Sentimentalmente, Oppie fue también un tipo peculiar. Se casó con una bióloga con la que tuvo dos hijos y a la que convirtió en una aburrida ama de casa de Los Álamos que se refugió en el alcohol, pero siguió manteniendo una relación esporádica con la novia comunista de su juventud, que acabó muerta en extrañas circunstancias, desnuda junto a la bañera y con la cabeza bajo el agua, un improbable suicidio tras el que muchos vieron la mano del FBI, que investigaba a Oppenheimer mientras éste trabajaba en su bomba. Por el documental del señor Cassel desfilan unos cuantos científicos, un nieto de Oppie y hasta Christopher Nolan, sentando cátedra como tiene por costumbre y al que solo le falta recordarnos que no nos perdamos bajo ninguna circunstancia su biopic de marras. Entre ellos y las apariciones del interesado, se acaba uno haciendo una idea bastante aproximada de quién fue Robert Oppenheimer, un tipo interesante, culto, carismático, atormentado y con tendencias depresivas que quiso poner fin a las guerras de la manera más radical posible (y más dañina para su precario equilibrio mental).

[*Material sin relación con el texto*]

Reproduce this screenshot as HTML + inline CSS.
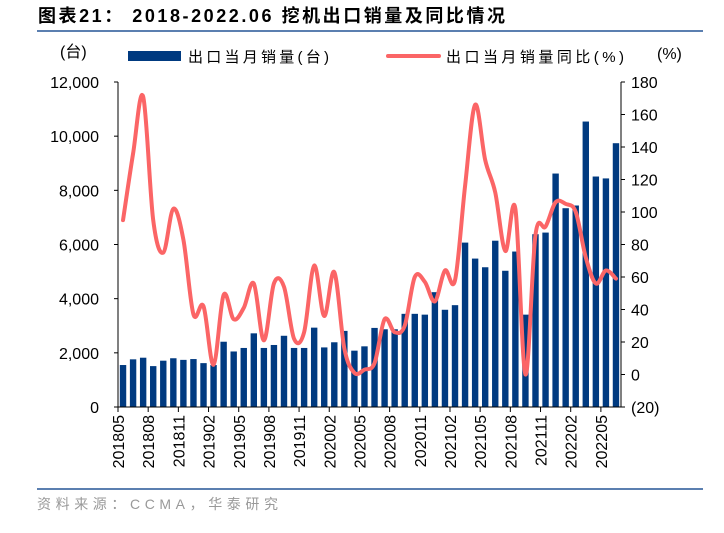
<!DOCTYPE html>
<html><head><meta charset="utf-8"><style>
body{margin:0;background:#fff;width:724px;height:528px;overflow:hidden;font-family:"Liberation Sans","Noto Sans CJK SC",sans-serif}
svg text{font-family:"Liberation Sans","Noto Sans CJK SC",sans-serif}
</style></head><body>
<svg id="c" width="724" height="528">
<text x="38" y="22" font-size="18" font-weight="bold" fill="#000" textLength="467" lengthAdjust="spacing">图表21：  2018-2022.06 挖机出口销量及同比情况</text>
<line x1="37" y1="31" x2="703" y2="31" stroke="#5b7fb0" stroke-width="2"/>
<text x="60" y="57" font-size="16">(台)</text>
<text x="657" y="59" font-size="16">(%)</text>
<rect x="128" y="51" width="53" height="10" fill="#003a80"/>
<text x="188" y="62" font-size="15" textLength="141" lengthAdjust="spacing">出口当月销量(台)</text>
<line x1="388" y1="56" x2="439" y2="56" stroke="#fb6566" stroke-width="4" stroke-linecap="round"/>
<text x="446" y="62" font-size="15" textLength="178" lengthAdjust="spacing">出口当月销量同比(%)</text>
<g id="plot"></g>
<line x1="37" y1="489" x2="703" y2="489" stroke="#5b7fb0" stroke-width="2"/>
<text x="37" y="509" font-size="14" fill="#999" textLength="241" lengthAdjust="spacing">资料来源：CCMA，华泰研究</text>
</svg>
<script>
const categories=[];for(let y=2018,m=5;!(y===2022&&m===7);){categories.push(''+y+(m<10?'0':'')+m);m++;if(m>12){m=1;y++;}}
const salesValues=[1550,1760,1820,1510,1710,1800,1740,1770,1620,1550,2410,2050,2180,2720,2180,2290,2630,2180,2180,2930,2200,2390,2810,2080,2240,2920,2870,2870,3440,3440,3410,4240,3590,3760,6070,5480,5160,6140,5030,5740,3410,6380,6440,8620,7340,7440,10540,8510,8440,9740];
const yoyValues=[95,136,171,95,75,102,83,37,42,6,49,34,41,56,21,56,54,22,26,67,36,63,16,1,3,7,34,26,30,60,57,45,64,58,116,166,132,112,76,102,0,86,91,106,105,100,72,56,64,59];
const leftTicks=[0,2000,4000,6000,8000,10000,12000];
const leftTickLabels=['0','2,000','4,000','6,000','8,000','10,000','12,000'];
const rightTicks=[-20,0,20,40,60,80,100,120,140,160,180];
const rightTickLabels=['(20)','0','20','40','60','80','100','120','140','160','180'];
const NS='http://www.w3.org/2000/svg';
const g=document.getElementById('plot');
const X0=118,X1=621,YB=407,YT=82;
const n=categories.length,step=(X1-X0)/n;
const xc=i=>X0+step*(i+0.5);
const yL=v=>YB-(v/12000)*(YB-YT);
const yR=v=>YB-((v+20)/200)*(YB-YT);
function mk(t,a){const e=document.createElementNS(NS,t);for(const k in a)e.setAttribute(k,a[k]);g.appendChild(e);return e;}
salesValues.forEach((v,i)=>{const r=mk('rect',{x:xc(i)-3.2,y:yL(v),width:6.4,height:YB-yL(v),fill:'#003a80'});

});
let a=mk('line',{x1:X0,y1:YT,x2:X0,y2:YB,stroke:'#000'});


a=mk('line',{x1:X1,y1:YT,x2:X1,y2:YB,stroke:'#000'});


a=mk('line',{x1:X0-4,y1:YB,x2:X1+4,y2:YB,stroke:'#000'});


leftTicks.forEach((v,i)=>{mk('line',{x1:X0-4,y1:yL(v),x2:X0,y2:yL(v),stroke:'#000'});
const t=mk('text',{x:99,y:yL(v)+6,'font-size':16,'text-anchor':'end'});t.textContent=leftTickLabels[i];

});
rightTicks.forEach((v,i)=>{mk('line',{x1:X1,y1:yR(v),x2:X1+4,y2:yR(v),stroke:'#000'});
const t=mk('text',{x:631,y:yR(v)+6,'font-size':16});t.textContent=rightTickLabels[i];

});
for(let i=0;i<n;i+=3){const x=X0+step*i;mk('line',{x1:x,y1:YB,x2:x,y2:YB+5,stroke:'#000'});
const t=mk('text',{x:0,y:0,'font-size':16,'text-anchor':'end',transform:`translate(${xc(i)+1},${YB+8}) rotate(-90)`});t.textContent=categories[i];

}
const pts=yoyValues.map((v,i)=>[xc(i),yR(v)]);
let d='M'+pts[0][0]+','+pts[0][1];
for(let i=0;i<pts.length-1;i++){const p0=pts[i-1]||pts[i],p1=pts[i],p2=pts[i+1],p3=pts[i+2]||p2;
d+=` C${p1[0]+(p2[0]-p0[0])/6},${p1[1]+(p2[1]-p0[1])/6} ${p2[0]-(p3[0]-p1[0])/6},${p2[1]-(p3[1]-p1[1])/6} ${p2[0]},${p2[1]}`;}
const ln=mk('path',{d:d,fill:'none',stroke:'#fb6566','stroke-width':4,'stroke-linejoin':'round','stroke-linecap':'round'});


</script>
</body></html>
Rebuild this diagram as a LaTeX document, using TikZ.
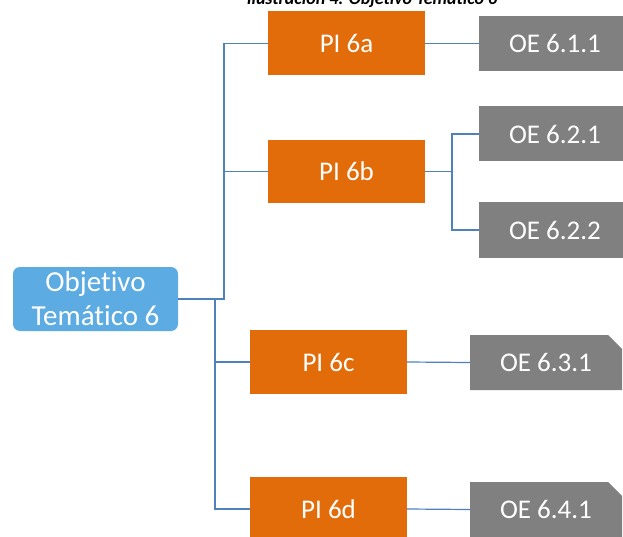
\documentclass[tikz,border=0pt]{standalone}
\usepackage{fontspec}
\setmainfont[Ligatures=NoCommon]{Carlito}
\usetikzlibrary{shapes.misc,positioning,calc}

\definecolor{otblue}{RGB}{92,171,226}
\definecolor{piorange}{RGB}{227,108,10}
\definecolor{oegray}{RGB}{128,128,128}
\definecolor{linkblue}{RGB}{79,129,189}

\begin{document}
\begin{tikzpicture}[x=1pt, y=-1pt,
    every node/.style={font=\fontsize{27}{33}\selectfont, text=white, inner sep=0pt},
    otbox/.style={fill=otblue, rounded corners=7pt, minimum width=165pt, minimum height=64pt, align=center, font=\fontsize{29}{34}\selectfont},
    pibox/.style={fill=piorange, minimum width=157pt, minimum height=64pt},
    oebox/.style={fill=oegray, minimum width=152pt, minimum height=55pt},
    oesnip/.style={oebox, chamfered rectangle, chamfered rectangle corners=north east, chamfered rectangle xsep=7pt, chamfered rectangle ysep=7pt},
    link/.style={draw=linkblue, line width=1.2pt}]

        \clip (0,0) rectangle (623,537);
        \useasboundingbox (0,0) rectangle (623,537);

        % title (cut off at the top)
        \node[anchor=base, text=black, font=\fontsize{18}{21}\selectfont\bfseries\itshape] (title) at (372,5) {Ilustración 4: Objetivo Temático 6};

        % Objetivo
        \node[otbox] (ot) at (95.5,299) {Objetivo\\Temático 6};

        % PI
        \node[pibox] (pia) at (346.5,43.5) {PI 6a};
        \node[pibox, minimum height=63pt] (pib) at (346.5,171.5) {PI 6b};
        \node[pibox] (pic) at (328.5,362) {PI 6c};
        \node[pibox] (pid) at (328.5,509) {PI 6d};

        % OE
        \node[oebox] (oea) at (555,43.5) {OE 6.1.1};
        \node[oebox] (oeba) at (555,134) {OE 6.2.1};
        \node[oebox] (oebb) at (555,230) {OE 6.2.2};
        \node[oesnip] (oec) at (546,362.5) {OE 6.3.1};
        \node[oesnip] (oed) at (546,509.5) {OE 6.4.1};

        \coordinate (busa) at (224,299);
        \coordinate (busc) at (215,299);
        \coordinate (busb) at (452,171.5);

        % Connectors
        \draw[link] (ot.east) -- (busa) |- (pia.west);
        \draw[link] (busa) |- (pib.west);
        \draw[link] (busc) |- (pic.west);
        \draw[link] (busc) |- (pid.west);

        \draw[link] (pia.east) -- (oea.west);
        \draw[link] (pib.east) -- (busb) |- (oeba.west);
        \draw[link] (busb) |- (oebb.west);
        \draw[link] (pic.east) -- (oec.west);
        \draw[link] (pid.east) -- (oed.west);

    \end{tikzpicture}
\end{document}
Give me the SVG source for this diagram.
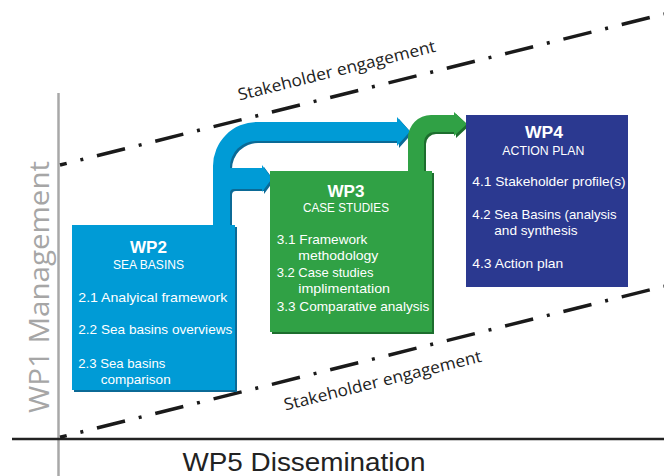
<svg xmlns="http://www.w3.org/2000/svg" width="664" height="476" viewBox="0 0 664 476">
<style>
.t{font-family:"Liberation Sans","Open Sans",sans-serif;fill:#fff}
.h{font-size:16.5px;font-weight:bold;text-anchor:middle}
.s{font-size:12.5px;text-anchor:middle}
.i{font-size:13.5px}
.dd{fill:none;stroke:#1a1a1a;stroke-width:3.5;stroke-dasharray:28.9 14.1 3 14.1;stroke-dashoffset:22}
.se{font-family:"Open Sans","Liberation Sans",sans-serif;font-size:16.5px;fill:#222;text-anchor:middle}
</style>
<rect width="664" height="476" fill="#fff"/>
<line x1="58.5" y1="93" x2="58.5" y2="476" stroke="#a8a8a8" stroke-width="2.5"/>
<line x1="12" y1="439" x2="664" y2="439" stroke="#222" stroke-width="2.7"/>
<line class="dd" x1="60" y1="165" x2="664" y2="14"/>
<line class="dd" x1="60" y1="437.3" x2="664" y2="286.3"/>
<text class="se" x="338" y="76" transform="rotate(-14 338 76)" textLength="203" lengthAdjust="spacingAndGlyphs">Stakeholder engagement</text>
<text class="se" x="384" y="386" transform="rotate(-14 384 386)" textLength="203" lengthAdjust="spacingAndGlyphs">Stakeholder engagement</text>
<text x="49" y="287" transform="rotate(-90 49 287)" text-anchor="middle" font-family="Open Sans, Liberation Sans, sans-serif" font-size="27" fill="#a6a6a6" textLength="252" lengthAdjust="spacingAndGlyphs">WP1 Management</text>
<text x="304" y="470.5" text-anchor="middle" font-family="Liberation Sans, Open Sans, sans-serif" font-size="26" fill="#222" textLength="243" lengthAdjust="spacingAndGlyphs">WP5 Dissemination</text>
<g id="connectors">
<path transform="translate(2,2)" fill="#0b6a96" d="M213,226 L213,166 A44,44 0 0 1 257,122 L397,122 L397,117 L410,131.5 L397,146 L397,141 L256,141 A26,26 0 0 0 230,167 L230,168 L262,168 L262,165 L272,178.5 L262,192 L262,189 L234,189 A4,4 0 0 0 230,193 L230,226 Z"/>
<path fill="#009bd6" d="M213,226 L213,166 A44,44 0 0 1 257,122 L397,122 L397,117 L410,131.5 L397,146 L397,141 L256,141 A26,26 0 0 0 230,167 L230,168 L262,168 L262,165 L272,178.5 L262,192 L262,189 L234,189 A4,4 0 0 0 230,193 L230,226 Z"/>
<path transform="translate(2,2)" fill="#1d6e2e" d="M408,172 L408,138 A23,23 0 0 1 431,115 L454,115 L454,112 L467,124 L454,136 L454,132 L434,132 A10,10 0 0 0 424,142 L424,172 Z"/>
<path fill="#30a145" d="M408,172 L408,138 A23,23 0 0 1 431,115 L454,115 L454,112 L467,124 L454,136 L454,132 L434,132 A10,10 0 0 0 424,142 L424,172 Z"/>
</g>
<g id="wp2">
<rect x="74" y="227" width="163" height="165" fill="#0b6a96"/>
<rect x="72" y="225" width="163" height="165" fill="#009bd6"/>
<text class="t h" x="148.5" y="252.7" textLength="37" lengthAdjust="spacingAndGlyphs">WP2</text>
<text class="t s" x="148.5" y="269.3" textLength="71" lengthAdjust="spacingAndGlyphs">SEA BASINS</text>
<text class="t i" x="78.3" y="301.7" textLength="149" lengthAdjust="spacingAndGlyphs">2.1 Analyical framework</text>
<text class="t i" x="78.3" y="334" textLength="154" lengthAdjust="spacingAndGlyphs">2.2 Sea basins overviews</text>
<text class="t i" x="78.3" y="367.7" textLength="87" lengthAdjust="spacingAndGlyphs">2.3 Sea basins</text>
<text class="t i" x="100.7" y="384.3" textLength="70" lengthAdjust="spacingAndGlyphs">comparison</text>
</g>
<g id="wp3">
<rect x="272" y="173" width="162" height="161" fill="#1d6e2e"/>
<rect x="270" y="171" width="162" height="161" fill="#30a145"/>
<text class="t h" x="346" y="196.7" textLength="37" lengthAdjust="spacingAndGlyphs">WP3</text>
<text class="t s" x="346" y="211.7" textLength="86" lengthAdjust="spacingAndGlyphs">CASE STUDIES</text>
<text class="t i" x="276.7" y="244" textLength="90.7" lengthAdjust="spacingAndGlyphs">3.1 Framework</text>
<text class="t i" x="298.3" y="260" textLength="80" lengthAdjust="spacingAndGlyphs">methodology</text>
<text class="t i" x="276.7" y="276.7" textLength="96.7" lengthAdjust="spacingAndGlyphs">3.2 Case studies</text>
<text class="t i" x="298.3" y="293.3" textLength="91.7" lengthAdjust="spacingAndGlyphs">implimentation</text>
<text class="t i" x="276.7" y="310.7" textLength="152.7" lengthAdjust="spacingAndGlyphs">3.3 Comparative analysis</text>
</g>
<g id="wp4">
<rect x="466" y="115" width="162" height="172" fill="#2b3990"/>
<text class="t h" x="544" y="138.3" textLength="38" lengthAdjust="spacingAndGlyphs">WP4</text>
<text class="t s" x="543.3" y="155" textLength="82" lengthAdjust="spacingAndGlyphs">ACTION PLAN</text>
<text class="t i" x="472.3" y="186" textLength="153.3" lengthAdjust="spacingAndGlyphs">4.1 Stakeholder profile(s)</text>
<text class="t i" x="472.3" y="219" textLength="144.3" lengthAdjust="spacingAndGlyphs">4.2 Sea Basins (analysis</text>
<text class="t i" x="494.3" y="235" textLength="83.3" lengthAdjust="spacingAndGlyphs">and synthesis</text>
<text class="t i" x="472.3" y="268.3" textLength="91" lengthAdjust="spacingAndGlyphs">4.3 Action plan</text>
</g>
</svg>
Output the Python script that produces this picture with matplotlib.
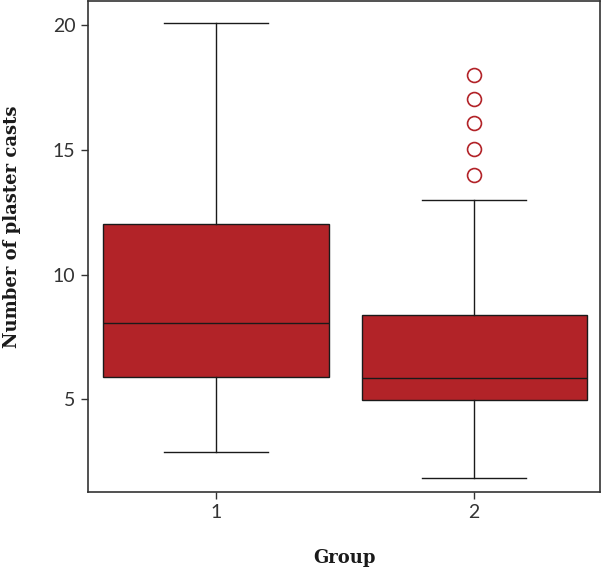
import matplotlib
matplotlib.use("Agg")
import matplotlib.pyplot as plt

groups = ["1", "2"]
whislo = [2.9, 1.85]
q1 = [5.9, 4.97]
med = [8.05, 5.85]
q3 = [12.02, 8.37]
whishi = [20.1, 13.0]
fliers = [[], [14.0, 15.05, 16.08, 17.05, 18.02]]

red = "#B22328"

fig = plt.figure(figsize=(6.04, 5.68), dpi=100)
ax = fig.add_axes([88/604, (568-492)/568, (600-88)/604, (491)/568])

stats = []
for i in range(len(groups)):
    stats.append(dict(label=groups[i], whislo=whislo[i], q1=q1[i], med=med[i],
                      q3=q3[i], whishi=whishi[i], fliers=fliers[i]))

ax.bxp(stats, positions=[1, 2], widths=0.872, patch_artist=True, showcaps=True,
       boxprops=dict(facecolor=red, edgecolor="#1a1a1a", linewidth=1.0),
       medianprops=dict(color="#1a1a1a", linewidth=1.0),
       whiskerprops=dict(color="#1a1a1a", linewidth=1.0),
       capprops=dict(color="#1a1a1a", linewidth=1.0),
       capwidths=0.4,
       flierprops=dict(marker="o", markerfacecolor="none", markeredgecolor=red,
                       markersize=10, markeredgewidth=1.2))

ax.set_xlim(0.504, 2.488)
ax.set_ylim(1.28, 20.98)
ax.set_yticks([5, 10, 15, 20])
ax.set_xticks([1, 2])
ax.set_xticklabels(groups)

for s in ax.spines.values():
    s.set_color("#333333")
    s.set_linewidth(1.2)
ax.tick_params(direction="out", length=5, width=1, color="#333333",
               labelsize=14, labelcolor="#333333", pad=4)
for lab in ax.get_xticklabels() + ax.get_yticklabels():
    lab.set_family("Lato")

ax.set_xlabel("Group", fontsize=13, fontweight="bold", family="DejaVu Serif",
              labelpad=20, color="#1a1a1a")
ax.set_ylabel("Number of plaster casts", fontsize=13, fontweight="bold",
              family="DejaVu Serif", color="#1a1a1a")
ax.yaxis.set_label_coords(-0.131, 0.54)

fig.savefig("out.png", dpi=100)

Nuestro héroe cayó en desgracia cuando se opuso a la creación de la bomba de hidrógeno, que convertía a la atómica en un petardo de la noche de San Juan. Según él, era innecesaria. Así se lo hizo saber al presidente Harry Truman, quien le cogió una manía instantánea y llegó incluso a echarlo de su despacho con cajas destempladas. El senador McCarthy se encargó de clavar el último clavo en su ataúd, desenterrando sus viejas (y olvidadas) simpatías comunistas y contribuyendo significativamente a su caída en desgracia. Oppie no hizo nada para defenderse. Se dejó eliminar de la manera más fatalista posible, como si pensara, tal vez, que de alguna manera había que pagar por los miles de muertos de Hiroshima y Nagasaki (Enola Gay, you should have stayed at home yesterday, cantarían años después Orchestral Manoeuvres in the Dark). Volvió a la docencia. Siguió consagrado al chainsmoking. Reventó poco antes de cumplir los 63 años.
Si Oppenheimer nos sigue resultando fascinante es gracias a sus contradicciones. Era un científico, un intelectual y un humanista, pero, al mismo tiempo, un destructor de mundos, aunque fuese, según él, para permitir el nacimiento de otros mejores. To end all war: Oppenheimer and the atomic bomb es un excelente retrato de alguien con el que no sé qué habrá hecho Christopher Nolan, pero ya me lo contarán los mismos que hayan ido a ver las aventuras neo feministas de Barbie. O no.